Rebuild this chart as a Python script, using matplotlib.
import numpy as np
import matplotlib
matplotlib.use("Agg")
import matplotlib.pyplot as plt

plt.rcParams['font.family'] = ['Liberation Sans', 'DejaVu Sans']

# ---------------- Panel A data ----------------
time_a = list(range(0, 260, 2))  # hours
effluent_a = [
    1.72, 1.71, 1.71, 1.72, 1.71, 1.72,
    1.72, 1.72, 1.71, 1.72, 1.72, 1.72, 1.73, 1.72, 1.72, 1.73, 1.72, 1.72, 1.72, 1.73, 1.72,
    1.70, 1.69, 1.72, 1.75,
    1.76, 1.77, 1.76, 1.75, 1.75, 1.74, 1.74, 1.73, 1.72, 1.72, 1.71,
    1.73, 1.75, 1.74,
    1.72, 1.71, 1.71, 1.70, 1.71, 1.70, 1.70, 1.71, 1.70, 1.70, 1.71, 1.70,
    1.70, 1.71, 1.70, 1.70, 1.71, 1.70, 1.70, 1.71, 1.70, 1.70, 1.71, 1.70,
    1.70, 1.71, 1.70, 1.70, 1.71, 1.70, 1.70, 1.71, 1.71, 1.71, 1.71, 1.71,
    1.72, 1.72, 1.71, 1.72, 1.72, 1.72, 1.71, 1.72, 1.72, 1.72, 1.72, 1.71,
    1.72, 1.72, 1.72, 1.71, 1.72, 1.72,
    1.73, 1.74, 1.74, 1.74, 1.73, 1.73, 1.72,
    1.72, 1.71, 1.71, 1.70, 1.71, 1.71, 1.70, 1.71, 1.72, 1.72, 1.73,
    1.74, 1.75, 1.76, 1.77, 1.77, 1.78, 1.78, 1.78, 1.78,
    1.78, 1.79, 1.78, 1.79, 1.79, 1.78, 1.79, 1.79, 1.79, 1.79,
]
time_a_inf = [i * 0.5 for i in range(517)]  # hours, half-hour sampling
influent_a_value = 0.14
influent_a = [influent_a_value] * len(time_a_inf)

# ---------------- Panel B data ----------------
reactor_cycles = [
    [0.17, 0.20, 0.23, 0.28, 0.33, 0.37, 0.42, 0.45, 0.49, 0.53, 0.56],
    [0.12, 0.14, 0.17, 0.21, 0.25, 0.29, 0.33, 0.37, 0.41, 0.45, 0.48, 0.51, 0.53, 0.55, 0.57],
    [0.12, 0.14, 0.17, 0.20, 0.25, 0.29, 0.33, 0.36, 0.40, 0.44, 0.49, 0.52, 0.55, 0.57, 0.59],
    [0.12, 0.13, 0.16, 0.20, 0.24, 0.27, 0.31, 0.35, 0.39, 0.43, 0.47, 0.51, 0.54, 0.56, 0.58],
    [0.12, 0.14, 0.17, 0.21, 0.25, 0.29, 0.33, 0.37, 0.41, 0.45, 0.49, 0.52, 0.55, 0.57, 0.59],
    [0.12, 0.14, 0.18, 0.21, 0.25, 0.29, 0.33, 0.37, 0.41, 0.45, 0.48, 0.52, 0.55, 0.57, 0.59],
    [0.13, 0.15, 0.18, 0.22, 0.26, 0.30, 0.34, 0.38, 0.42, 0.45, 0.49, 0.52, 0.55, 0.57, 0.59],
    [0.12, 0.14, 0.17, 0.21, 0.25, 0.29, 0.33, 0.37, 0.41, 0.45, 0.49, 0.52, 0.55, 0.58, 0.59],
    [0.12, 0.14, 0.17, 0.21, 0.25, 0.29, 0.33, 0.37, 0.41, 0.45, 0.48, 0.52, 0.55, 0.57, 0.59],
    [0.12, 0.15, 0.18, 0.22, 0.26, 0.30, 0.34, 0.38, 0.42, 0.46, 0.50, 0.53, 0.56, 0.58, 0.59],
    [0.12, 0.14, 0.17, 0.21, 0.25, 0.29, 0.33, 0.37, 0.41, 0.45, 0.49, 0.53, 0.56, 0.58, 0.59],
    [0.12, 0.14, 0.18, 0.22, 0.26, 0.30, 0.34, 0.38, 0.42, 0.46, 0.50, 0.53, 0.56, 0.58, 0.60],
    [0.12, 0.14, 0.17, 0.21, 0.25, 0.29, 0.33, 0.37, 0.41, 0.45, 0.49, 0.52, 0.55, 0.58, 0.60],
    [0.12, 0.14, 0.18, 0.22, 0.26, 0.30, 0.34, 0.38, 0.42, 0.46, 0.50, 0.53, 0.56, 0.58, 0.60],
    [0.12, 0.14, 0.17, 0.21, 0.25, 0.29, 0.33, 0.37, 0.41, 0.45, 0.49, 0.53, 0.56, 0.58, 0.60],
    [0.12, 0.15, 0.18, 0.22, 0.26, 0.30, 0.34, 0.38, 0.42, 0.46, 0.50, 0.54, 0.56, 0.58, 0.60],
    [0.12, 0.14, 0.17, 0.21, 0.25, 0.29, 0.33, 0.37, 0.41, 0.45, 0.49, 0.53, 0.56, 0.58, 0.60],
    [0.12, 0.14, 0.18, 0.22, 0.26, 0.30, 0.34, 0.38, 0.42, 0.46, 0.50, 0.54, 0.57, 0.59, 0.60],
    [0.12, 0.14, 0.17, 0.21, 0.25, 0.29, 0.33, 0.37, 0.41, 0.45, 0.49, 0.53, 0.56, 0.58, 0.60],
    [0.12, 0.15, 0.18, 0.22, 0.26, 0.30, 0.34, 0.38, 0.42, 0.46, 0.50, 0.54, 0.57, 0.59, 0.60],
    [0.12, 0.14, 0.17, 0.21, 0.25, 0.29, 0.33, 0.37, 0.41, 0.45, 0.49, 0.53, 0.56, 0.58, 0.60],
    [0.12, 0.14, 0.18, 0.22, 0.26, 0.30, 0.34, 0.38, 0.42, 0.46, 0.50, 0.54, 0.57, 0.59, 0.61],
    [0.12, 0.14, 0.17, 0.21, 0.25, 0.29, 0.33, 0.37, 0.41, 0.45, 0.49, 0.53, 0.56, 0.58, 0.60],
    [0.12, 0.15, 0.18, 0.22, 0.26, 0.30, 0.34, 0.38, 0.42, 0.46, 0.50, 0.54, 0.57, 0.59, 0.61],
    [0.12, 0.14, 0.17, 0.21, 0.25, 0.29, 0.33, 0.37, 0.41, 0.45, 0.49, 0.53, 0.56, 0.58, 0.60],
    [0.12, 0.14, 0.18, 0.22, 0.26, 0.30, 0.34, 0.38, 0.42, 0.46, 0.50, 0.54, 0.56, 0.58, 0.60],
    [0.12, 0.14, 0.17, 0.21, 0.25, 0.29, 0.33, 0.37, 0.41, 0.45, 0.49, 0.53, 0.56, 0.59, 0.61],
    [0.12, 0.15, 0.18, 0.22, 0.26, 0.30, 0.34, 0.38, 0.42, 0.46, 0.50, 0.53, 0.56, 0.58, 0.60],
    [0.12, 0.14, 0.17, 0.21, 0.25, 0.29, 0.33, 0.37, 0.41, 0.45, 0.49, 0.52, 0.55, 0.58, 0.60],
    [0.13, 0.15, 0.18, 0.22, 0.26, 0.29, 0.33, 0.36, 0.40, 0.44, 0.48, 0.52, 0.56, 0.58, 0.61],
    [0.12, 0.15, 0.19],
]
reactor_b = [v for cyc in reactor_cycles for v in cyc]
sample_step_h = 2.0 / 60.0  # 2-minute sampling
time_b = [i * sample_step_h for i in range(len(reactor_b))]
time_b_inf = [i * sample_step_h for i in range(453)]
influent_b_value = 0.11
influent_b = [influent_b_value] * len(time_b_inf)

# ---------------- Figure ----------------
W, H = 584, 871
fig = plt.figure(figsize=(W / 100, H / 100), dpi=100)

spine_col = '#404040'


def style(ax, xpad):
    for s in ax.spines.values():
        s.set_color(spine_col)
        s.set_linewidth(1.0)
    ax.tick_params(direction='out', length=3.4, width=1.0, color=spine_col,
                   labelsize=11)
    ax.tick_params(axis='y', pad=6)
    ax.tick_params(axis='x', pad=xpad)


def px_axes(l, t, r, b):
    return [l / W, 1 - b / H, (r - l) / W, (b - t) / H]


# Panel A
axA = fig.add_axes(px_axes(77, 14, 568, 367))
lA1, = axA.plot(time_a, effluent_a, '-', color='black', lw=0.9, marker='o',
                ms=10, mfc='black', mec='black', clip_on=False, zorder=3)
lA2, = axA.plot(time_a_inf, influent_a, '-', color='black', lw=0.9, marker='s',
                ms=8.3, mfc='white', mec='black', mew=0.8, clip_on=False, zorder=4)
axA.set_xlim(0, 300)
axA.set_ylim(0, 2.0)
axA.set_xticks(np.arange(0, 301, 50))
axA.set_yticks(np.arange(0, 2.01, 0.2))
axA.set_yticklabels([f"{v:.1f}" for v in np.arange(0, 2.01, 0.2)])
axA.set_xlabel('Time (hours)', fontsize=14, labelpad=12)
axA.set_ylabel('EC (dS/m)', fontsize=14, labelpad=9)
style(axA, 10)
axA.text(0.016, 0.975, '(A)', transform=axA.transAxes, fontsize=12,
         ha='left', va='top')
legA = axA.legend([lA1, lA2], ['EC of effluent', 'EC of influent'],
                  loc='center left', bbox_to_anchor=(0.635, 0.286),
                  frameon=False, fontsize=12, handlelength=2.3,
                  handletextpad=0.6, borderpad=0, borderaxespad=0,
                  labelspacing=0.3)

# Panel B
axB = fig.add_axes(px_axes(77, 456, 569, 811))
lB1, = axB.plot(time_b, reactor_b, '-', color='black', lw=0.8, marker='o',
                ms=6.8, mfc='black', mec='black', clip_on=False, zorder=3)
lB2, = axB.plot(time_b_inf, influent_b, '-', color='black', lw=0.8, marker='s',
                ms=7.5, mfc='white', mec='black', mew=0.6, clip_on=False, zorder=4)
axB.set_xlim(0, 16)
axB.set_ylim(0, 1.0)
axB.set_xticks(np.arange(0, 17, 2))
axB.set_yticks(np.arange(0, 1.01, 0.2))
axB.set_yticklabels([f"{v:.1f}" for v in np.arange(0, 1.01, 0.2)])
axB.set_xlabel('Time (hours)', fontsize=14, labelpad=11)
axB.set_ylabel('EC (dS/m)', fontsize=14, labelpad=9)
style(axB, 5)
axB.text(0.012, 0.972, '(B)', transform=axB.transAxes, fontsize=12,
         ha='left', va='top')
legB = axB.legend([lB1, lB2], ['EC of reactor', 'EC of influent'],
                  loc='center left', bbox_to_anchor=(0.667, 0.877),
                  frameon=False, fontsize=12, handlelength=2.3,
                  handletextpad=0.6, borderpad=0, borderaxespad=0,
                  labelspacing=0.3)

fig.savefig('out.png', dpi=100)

--

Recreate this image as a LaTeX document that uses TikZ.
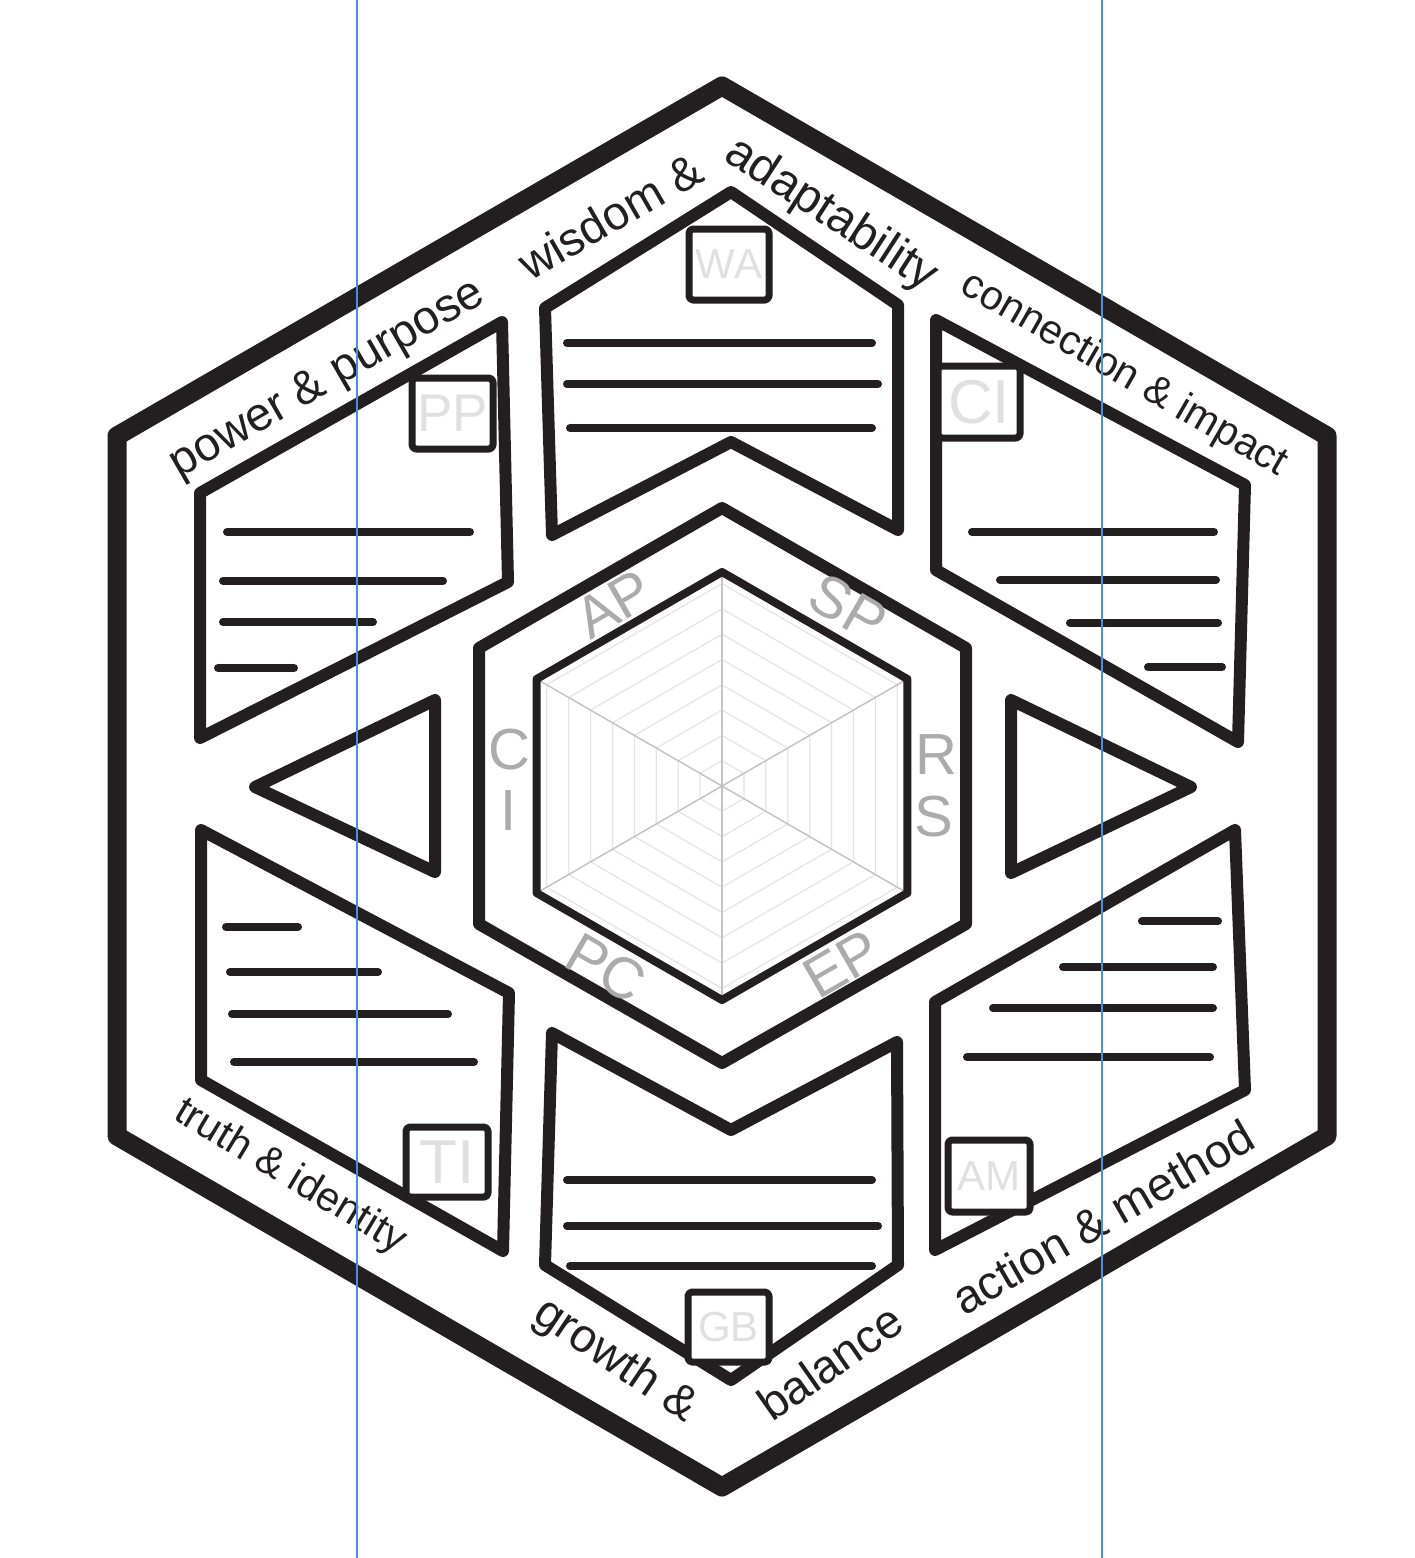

* * *

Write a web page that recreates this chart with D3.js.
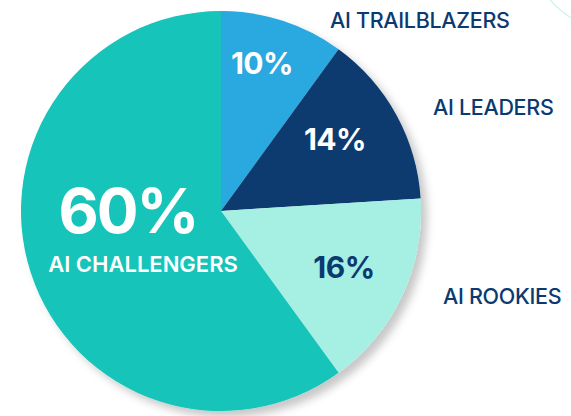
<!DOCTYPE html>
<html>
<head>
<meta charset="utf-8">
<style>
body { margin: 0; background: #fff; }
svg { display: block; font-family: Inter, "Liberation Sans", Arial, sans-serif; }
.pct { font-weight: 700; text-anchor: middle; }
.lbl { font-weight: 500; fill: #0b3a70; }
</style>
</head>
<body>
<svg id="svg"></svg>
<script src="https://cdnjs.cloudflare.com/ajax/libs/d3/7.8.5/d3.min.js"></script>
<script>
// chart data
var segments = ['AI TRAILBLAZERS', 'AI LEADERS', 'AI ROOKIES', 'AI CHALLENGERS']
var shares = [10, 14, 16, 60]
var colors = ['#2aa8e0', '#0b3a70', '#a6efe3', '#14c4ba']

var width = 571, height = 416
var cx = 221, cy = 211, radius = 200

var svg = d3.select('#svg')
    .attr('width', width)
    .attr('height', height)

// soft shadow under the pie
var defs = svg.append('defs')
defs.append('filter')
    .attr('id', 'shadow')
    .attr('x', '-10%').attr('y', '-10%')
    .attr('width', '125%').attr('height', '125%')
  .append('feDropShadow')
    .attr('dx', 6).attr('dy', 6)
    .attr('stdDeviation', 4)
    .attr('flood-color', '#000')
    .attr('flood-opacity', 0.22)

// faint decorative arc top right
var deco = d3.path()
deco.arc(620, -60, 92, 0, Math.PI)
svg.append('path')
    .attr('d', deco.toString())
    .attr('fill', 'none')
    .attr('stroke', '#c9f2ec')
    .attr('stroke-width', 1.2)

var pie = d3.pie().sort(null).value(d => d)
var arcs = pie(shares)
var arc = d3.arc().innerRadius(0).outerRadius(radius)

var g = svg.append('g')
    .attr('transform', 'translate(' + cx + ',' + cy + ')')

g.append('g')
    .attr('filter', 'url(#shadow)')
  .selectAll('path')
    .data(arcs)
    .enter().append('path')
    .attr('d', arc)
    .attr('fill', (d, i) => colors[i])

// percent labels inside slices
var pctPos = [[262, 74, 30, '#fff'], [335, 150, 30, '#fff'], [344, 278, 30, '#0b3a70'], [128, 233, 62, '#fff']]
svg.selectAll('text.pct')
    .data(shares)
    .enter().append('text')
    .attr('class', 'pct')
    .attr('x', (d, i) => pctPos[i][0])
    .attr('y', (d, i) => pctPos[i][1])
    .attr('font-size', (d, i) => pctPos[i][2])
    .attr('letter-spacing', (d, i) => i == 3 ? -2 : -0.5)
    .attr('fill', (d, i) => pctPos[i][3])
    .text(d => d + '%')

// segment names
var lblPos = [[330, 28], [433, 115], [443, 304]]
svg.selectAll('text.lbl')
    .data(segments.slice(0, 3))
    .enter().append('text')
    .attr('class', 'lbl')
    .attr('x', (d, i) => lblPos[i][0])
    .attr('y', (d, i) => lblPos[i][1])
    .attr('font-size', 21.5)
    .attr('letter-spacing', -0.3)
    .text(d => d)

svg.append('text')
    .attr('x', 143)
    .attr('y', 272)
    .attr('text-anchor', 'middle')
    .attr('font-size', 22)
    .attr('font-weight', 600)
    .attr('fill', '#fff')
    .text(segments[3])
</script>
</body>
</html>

▶ Prompt: Each line holding "script" must be found and copied.

▶ Exercise output:
Rebuild this chart as a Python script, using matplotlib.
<script src="https://cdnjs.cloudflare.com/ajax/libs/d3/7.8.5/d3.min.js"></script>
<script>
</script>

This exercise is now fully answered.